When you close a view, you don't have a menu to undo the fact that you closed it. I believe it's the same grain, as it's manipulating workbench and not workspace, it doesn't make sense to have it in the edition history.
Or maybe there's another "workbench" history that exists somewhere and we could reuse.

> a) the preferences is the default settings (presumably the zoom reset) and
> should not be used to invert an out/in.
> b)  zoom level should be a distinct preference on the Font dialog. As well
> as editing e.g. Consolas 9, I should see/edit Current Zoom level 200%.

That would have been an alternative way to implement things, actually a more complex one as the operation is not a zoom, but really changing font size.
Maybe rather than zoom in/out, we should relabel them "Increase font size" and "Decrease Font Size" to make it clearer.
%age based zoom make sense when content have a "natural" size. It fits for HTML, images or diagrams which include size data, then zoom is relative to that reference size. Text doesn't have such data, %age would be relative to nothing.

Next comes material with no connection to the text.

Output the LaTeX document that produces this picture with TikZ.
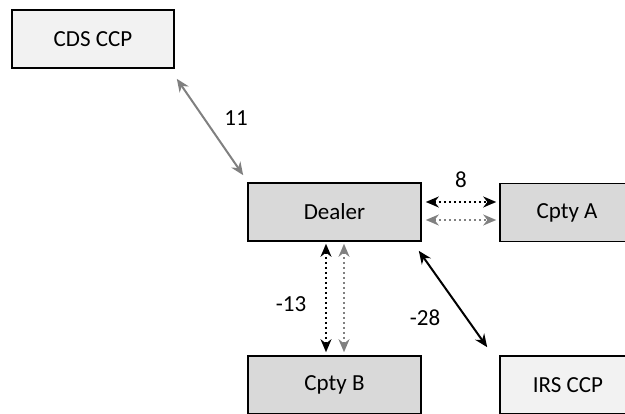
\documentclass[tikz,border=0pt]{standalone}
\usepackage{fontspec}
\setmainfont{Carlito}
\usetikzlibrary{arrows.meta,calc}
\definecolor{boxdark}{RGB}{217,217,217}
\definecolor{boxlight}{RGB}{242,242,242}
\definecolor{arrgray}{RGB}{128,128,128}
\tikzset{
 box/.style={draw=black, line width=1.6pt, minimum height=58pt, inner sep=0pt, font=\fontsize{23}{27}\selectfont},
 darkbox/.style={box, fill=boxdark},
 lightbox/.style={box, fill=boxlight},
 conn/.style={line width=2pt, {Stealth[length=13pt,width=11pt]}-{Stealth[length=13pt,width=11pt]}},
 dots/.style={dash pattern=on 1.8pt off 3.2pt},
 lbl/.style={font=\fontsize{23}{27}\selectfont, inner sep=0pt}
}
\begin{document}
\begin{tikzpicture}[x=1pt,y=-1pt]
\useasboundingbox (0,0) rectangle (625,414);
\clip (0,0) rectangle (625,414);
\node[lightbox, minimum width=162pt] (cds) at (93,39) {CDS CCP};
\node[darkbox, minimum width=173pt] (dealer) at (334.5,212) {Dealer};
\node[darkbox, minimum width=134pt] (cptya) at (567,212.5) {Cpty A};
\node[darkbox, minimum width=173pt] (cptyb) at (334.5,385) {Cpty B};
\node[lightbox, minimum width=136pt] (irs) at (568,385) {IRS CCP};
% connectors
\draw[conn, arrgray] ($(cds.south east)+(2,10)$) -- ($(dealer.north west)+(-4,-7)$);
\draw[conn, dots, black] ($(dealer.east)+(4,-10)$) -- ($(cptya.west)+(-3,-10.5)$);
\draw[conn, dots, arrgray] ($(dealer.east)+(4,8)$) -- ($(cptya.west)+(-3,7.5)$);
\draw[conn, dots, black] ($(dealer.south)+(-8.5,2)$) -- ($(cptyb.north)+(-8.5,-3)$);
\draw[conn, dots, arrgray] ($(dealer.south)+(9.5,2)$) -- ($(cptyb.north)+(9.5,-3)$);
\draw[conn, black] ($(dealer.south east)+(-3,9)$) -- ($(irs.north west)+(-12,-8)$);
% labels
\node[lbl] (l11) at (236,118) {11};
\node[lbl] (l8) at (461,180) {8};
\node[lbl] (l13) at (291,304) {-13};
\node[lbl] (l28) at (425,318) {-28};
\end{tikzpicture}
\end{document}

> While verifying the above whinge, I notice that a full title is Java->Java
> Text Editor Font (set to default: Text Font). Because the standard window is
> too narrow I have never read beyond "set to default". The full title
> clarifies but is bad. "set" is ambiguously active/passive.

Please suggest an improvement for those labels in another bugzilla.

> IMHO zoom could be a per-edit session preference. Different languages merit
> different settings. Graphical and textual zoom are certainly independent.
> Why can't I have two editors open on the same file with distinct zooms? Why
> can't I have a lower zoom level for Compare (that needs more length) than a
> simple Editor?

That's IMHO over-design and over-evaluation of the requirements to think that people want a per editor instance zoom.
One zooms on text when it's hard to read. If one editor is hard to read, the other ones are too so a global zoom seems to better handle the actual user-stories.
Graphical editors are different: zooming can be an important part of the navigation in diagrams, so the per-editor zoom makes sense there.